- **AIM OF THE EXERCISE**
Repeat exactly, and only, the lines below starting at the line that contains "Recreate this image" and ending at the line that contains "time_min = list(range(-15, 60))", inclusive of both.

Items listed in a dataset

+++++

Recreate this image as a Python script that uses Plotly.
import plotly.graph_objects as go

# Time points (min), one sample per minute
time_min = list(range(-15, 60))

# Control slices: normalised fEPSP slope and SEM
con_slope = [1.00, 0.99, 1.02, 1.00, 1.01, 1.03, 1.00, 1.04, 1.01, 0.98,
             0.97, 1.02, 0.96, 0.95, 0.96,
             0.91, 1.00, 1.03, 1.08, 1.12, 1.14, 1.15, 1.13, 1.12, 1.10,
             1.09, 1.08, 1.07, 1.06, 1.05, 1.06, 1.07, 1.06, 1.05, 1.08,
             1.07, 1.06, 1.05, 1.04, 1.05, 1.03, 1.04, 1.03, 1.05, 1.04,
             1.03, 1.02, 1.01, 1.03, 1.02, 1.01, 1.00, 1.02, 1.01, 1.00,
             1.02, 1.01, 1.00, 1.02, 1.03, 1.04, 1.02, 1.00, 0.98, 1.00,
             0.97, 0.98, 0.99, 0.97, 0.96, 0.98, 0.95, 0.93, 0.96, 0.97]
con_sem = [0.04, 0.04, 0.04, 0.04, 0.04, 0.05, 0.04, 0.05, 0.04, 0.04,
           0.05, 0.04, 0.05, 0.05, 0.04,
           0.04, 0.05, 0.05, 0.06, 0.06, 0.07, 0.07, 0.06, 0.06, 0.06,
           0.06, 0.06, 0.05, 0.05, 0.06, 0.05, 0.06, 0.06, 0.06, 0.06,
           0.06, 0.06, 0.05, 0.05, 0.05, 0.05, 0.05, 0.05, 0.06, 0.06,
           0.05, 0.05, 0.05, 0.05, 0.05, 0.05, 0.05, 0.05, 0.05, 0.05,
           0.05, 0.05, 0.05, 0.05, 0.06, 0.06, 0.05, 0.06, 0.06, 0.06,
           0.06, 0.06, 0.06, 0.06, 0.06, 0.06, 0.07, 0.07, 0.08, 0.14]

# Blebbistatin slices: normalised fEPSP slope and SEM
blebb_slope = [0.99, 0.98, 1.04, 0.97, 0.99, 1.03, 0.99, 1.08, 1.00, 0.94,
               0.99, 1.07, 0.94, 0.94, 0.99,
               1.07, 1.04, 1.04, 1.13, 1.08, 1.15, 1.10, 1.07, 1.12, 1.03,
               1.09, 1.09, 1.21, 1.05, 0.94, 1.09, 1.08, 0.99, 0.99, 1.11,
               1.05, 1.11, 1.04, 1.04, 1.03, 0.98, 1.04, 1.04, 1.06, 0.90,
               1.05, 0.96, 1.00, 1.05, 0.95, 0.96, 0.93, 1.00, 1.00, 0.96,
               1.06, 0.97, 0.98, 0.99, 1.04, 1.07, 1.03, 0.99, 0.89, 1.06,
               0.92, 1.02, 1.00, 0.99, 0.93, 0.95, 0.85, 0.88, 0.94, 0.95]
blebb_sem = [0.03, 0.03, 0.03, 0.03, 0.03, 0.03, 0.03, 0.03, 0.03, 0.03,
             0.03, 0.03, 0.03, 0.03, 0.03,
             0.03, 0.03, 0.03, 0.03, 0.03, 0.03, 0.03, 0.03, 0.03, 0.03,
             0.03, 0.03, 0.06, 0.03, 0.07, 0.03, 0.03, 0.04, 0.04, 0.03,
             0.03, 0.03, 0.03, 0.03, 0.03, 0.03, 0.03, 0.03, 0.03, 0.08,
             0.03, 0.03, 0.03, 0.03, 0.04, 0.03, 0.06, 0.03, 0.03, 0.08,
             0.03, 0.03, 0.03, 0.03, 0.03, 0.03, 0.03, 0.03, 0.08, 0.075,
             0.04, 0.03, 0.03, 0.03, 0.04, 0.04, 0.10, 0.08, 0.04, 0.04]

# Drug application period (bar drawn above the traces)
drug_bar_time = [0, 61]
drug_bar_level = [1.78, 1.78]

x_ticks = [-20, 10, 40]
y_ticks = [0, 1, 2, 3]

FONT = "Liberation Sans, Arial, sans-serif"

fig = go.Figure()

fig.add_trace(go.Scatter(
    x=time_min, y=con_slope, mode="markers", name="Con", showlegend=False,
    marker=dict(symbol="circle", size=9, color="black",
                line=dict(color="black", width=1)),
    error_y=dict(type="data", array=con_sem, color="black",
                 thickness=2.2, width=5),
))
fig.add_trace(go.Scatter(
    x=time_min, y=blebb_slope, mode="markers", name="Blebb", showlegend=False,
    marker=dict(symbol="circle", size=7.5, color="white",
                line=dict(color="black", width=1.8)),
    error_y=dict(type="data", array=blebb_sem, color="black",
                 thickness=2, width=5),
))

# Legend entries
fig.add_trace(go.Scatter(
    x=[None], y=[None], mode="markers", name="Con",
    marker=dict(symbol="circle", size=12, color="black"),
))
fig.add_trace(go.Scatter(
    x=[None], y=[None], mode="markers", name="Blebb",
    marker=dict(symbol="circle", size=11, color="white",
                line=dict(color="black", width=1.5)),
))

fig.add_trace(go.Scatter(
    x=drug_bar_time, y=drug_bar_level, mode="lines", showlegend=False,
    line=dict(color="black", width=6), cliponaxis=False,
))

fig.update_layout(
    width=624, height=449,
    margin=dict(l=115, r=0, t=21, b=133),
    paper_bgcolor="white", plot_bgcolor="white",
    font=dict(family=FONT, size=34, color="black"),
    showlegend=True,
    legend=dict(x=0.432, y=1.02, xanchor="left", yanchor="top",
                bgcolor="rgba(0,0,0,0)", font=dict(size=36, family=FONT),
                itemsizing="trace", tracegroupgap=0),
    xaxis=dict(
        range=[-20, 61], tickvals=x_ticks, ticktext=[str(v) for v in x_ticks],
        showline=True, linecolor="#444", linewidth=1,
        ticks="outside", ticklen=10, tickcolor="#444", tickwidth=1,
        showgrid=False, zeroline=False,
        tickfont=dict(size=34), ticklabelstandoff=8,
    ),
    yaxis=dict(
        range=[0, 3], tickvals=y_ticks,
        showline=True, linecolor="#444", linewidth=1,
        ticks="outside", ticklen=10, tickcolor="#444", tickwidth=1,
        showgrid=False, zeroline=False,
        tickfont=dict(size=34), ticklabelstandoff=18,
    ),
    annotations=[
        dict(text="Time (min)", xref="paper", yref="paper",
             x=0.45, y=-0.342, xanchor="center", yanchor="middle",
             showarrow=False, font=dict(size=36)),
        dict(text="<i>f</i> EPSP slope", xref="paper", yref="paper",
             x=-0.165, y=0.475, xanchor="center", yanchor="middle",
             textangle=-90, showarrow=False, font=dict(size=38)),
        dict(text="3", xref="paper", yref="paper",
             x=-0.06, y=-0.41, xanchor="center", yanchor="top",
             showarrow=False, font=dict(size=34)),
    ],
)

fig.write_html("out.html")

+++++

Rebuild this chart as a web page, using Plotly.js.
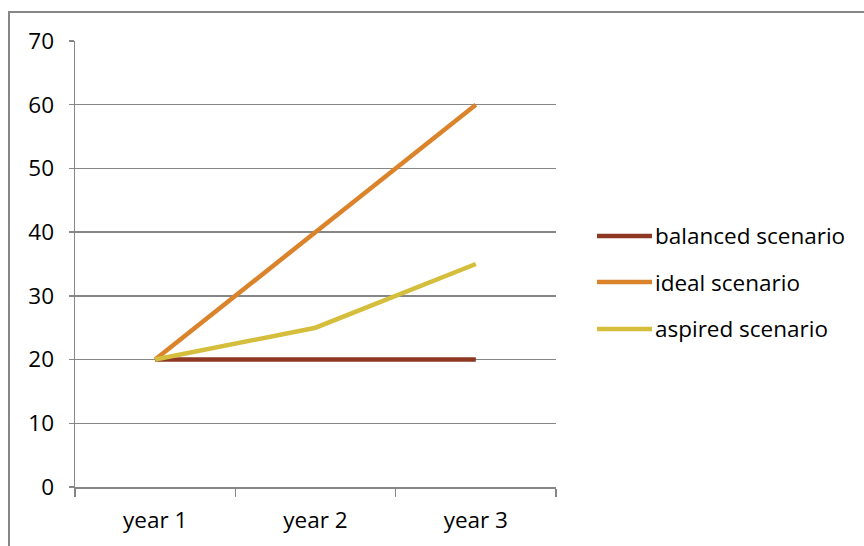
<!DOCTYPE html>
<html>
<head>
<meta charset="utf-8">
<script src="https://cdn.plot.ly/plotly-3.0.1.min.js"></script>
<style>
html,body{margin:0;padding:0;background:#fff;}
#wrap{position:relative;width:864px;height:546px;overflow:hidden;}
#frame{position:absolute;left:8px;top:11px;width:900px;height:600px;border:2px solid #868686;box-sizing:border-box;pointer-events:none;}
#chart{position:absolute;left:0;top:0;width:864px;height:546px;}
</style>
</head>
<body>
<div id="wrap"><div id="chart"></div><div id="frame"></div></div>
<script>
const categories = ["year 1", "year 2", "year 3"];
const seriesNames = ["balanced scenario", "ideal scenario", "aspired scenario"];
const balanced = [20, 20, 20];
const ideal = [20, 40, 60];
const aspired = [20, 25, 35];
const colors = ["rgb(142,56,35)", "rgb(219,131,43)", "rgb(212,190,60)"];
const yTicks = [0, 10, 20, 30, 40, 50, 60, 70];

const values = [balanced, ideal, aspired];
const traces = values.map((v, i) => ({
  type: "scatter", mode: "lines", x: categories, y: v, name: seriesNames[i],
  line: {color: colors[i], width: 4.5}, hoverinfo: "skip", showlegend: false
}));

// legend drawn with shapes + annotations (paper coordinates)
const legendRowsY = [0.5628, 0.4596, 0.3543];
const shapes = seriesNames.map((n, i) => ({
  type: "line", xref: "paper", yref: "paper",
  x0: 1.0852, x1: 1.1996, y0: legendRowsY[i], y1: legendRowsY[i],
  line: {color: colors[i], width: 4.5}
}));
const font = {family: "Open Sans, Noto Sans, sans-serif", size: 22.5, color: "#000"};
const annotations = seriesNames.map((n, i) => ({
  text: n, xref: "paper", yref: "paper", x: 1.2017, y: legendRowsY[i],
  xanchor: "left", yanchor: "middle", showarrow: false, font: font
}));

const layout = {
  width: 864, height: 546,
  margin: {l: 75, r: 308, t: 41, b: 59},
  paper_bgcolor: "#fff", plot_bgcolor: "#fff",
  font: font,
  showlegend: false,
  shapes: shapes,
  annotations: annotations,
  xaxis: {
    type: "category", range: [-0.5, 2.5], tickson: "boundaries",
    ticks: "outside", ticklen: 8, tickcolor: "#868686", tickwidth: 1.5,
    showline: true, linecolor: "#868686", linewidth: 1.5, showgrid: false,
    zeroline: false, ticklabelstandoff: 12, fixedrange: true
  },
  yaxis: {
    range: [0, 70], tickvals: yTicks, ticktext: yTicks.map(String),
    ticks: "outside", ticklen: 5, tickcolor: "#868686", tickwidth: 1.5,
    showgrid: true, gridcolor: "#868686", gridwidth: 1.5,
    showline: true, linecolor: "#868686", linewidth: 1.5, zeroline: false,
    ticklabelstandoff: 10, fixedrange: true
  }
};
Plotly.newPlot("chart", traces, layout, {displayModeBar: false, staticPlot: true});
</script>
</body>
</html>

+++++

- **EXERCISE ANSWER**
Recreate this image as a Python script that uses Plotly.
import plotly.graph_objects as go

# Time points (min), one sample per minute
time_min = list(range(-15, 60))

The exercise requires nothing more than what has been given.